>>>

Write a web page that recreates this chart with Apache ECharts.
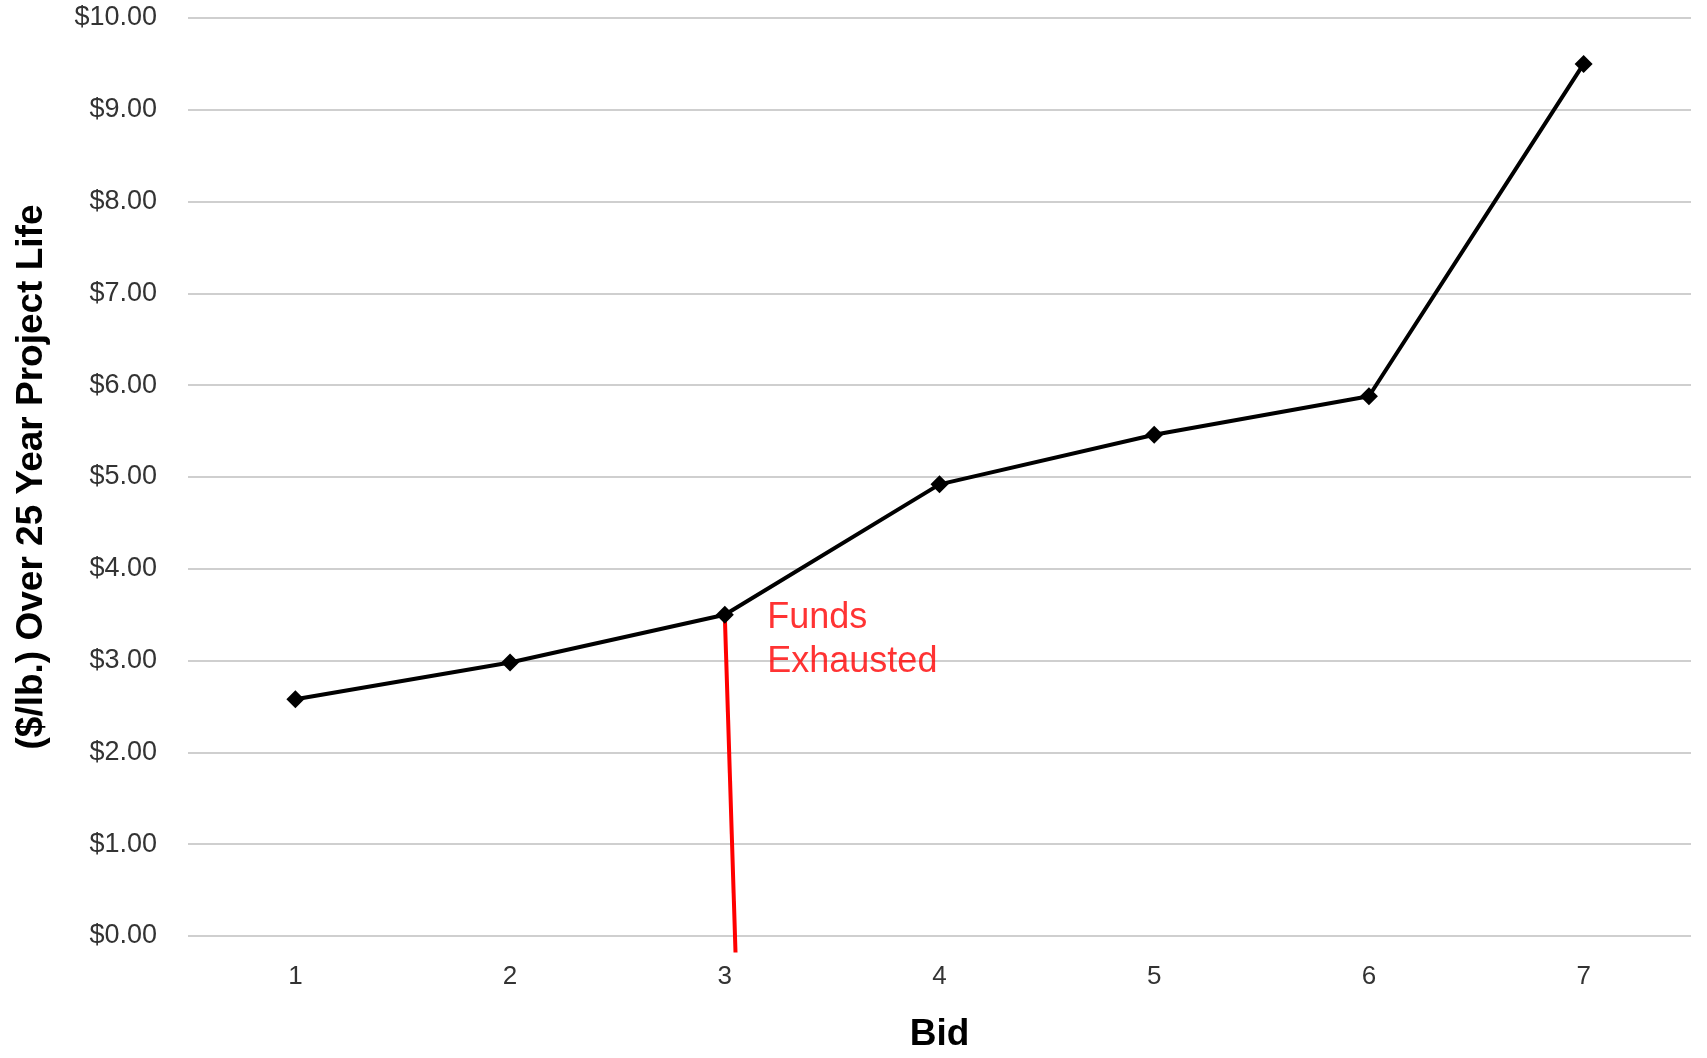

<<<
>>>

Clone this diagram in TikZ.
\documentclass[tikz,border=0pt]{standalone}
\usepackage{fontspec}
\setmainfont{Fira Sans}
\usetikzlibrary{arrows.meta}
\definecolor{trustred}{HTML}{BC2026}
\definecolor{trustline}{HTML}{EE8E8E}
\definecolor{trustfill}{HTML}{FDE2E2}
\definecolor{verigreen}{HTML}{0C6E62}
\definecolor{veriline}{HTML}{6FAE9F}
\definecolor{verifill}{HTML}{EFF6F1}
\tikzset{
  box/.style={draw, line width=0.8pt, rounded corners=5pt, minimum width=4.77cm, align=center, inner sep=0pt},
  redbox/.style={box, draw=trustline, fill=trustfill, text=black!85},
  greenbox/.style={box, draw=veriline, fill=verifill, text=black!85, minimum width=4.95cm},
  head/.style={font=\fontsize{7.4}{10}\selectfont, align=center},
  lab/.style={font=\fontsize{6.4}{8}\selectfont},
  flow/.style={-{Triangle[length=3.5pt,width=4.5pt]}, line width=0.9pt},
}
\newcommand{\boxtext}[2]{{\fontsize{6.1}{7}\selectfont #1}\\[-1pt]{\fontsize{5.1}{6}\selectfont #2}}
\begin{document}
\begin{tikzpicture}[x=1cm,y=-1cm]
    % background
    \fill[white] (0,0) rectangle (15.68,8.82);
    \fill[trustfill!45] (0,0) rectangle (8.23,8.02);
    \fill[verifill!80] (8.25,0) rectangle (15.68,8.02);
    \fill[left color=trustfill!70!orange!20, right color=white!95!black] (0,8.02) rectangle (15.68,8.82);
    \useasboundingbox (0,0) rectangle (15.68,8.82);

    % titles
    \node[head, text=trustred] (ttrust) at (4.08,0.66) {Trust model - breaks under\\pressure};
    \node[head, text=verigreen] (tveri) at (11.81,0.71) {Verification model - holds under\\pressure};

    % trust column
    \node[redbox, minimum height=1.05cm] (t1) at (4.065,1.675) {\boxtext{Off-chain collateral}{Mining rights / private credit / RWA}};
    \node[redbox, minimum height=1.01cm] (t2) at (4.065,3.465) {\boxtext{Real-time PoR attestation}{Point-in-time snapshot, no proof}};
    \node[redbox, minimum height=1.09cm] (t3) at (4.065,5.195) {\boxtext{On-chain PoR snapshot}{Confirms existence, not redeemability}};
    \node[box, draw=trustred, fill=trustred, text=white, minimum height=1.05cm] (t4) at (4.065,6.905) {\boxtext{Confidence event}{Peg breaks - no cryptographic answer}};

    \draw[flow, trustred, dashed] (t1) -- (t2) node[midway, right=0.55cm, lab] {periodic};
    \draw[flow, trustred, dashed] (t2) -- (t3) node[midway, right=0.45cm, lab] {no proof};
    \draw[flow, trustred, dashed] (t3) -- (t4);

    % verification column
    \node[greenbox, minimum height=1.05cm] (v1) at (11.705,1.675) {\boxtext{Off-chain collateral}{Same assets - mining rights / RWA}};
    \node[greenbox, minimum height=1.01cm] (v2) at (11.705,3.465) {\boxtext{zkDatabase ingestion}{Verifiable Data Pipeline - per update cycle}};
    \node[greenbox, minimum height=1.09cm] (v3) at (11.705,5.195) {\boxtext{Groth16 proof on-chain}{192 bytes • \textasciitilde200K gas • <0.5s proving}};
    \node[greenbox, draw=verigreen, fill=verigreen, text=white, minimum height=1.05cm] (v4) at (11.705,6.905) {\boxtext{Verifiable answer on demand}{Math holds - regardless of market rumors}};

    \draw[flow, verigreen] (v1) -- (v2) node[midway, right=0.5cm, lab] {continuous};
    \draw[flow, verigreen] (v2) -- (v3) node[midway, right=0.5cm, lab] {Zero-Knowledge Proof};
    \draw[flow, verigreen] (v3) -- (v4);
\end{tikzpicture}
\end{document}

<<<

Gather each line from the listing above that holds "this".

Write a web page that recreates this chart with Apache ECharts.
Clone this diagram in TikZ.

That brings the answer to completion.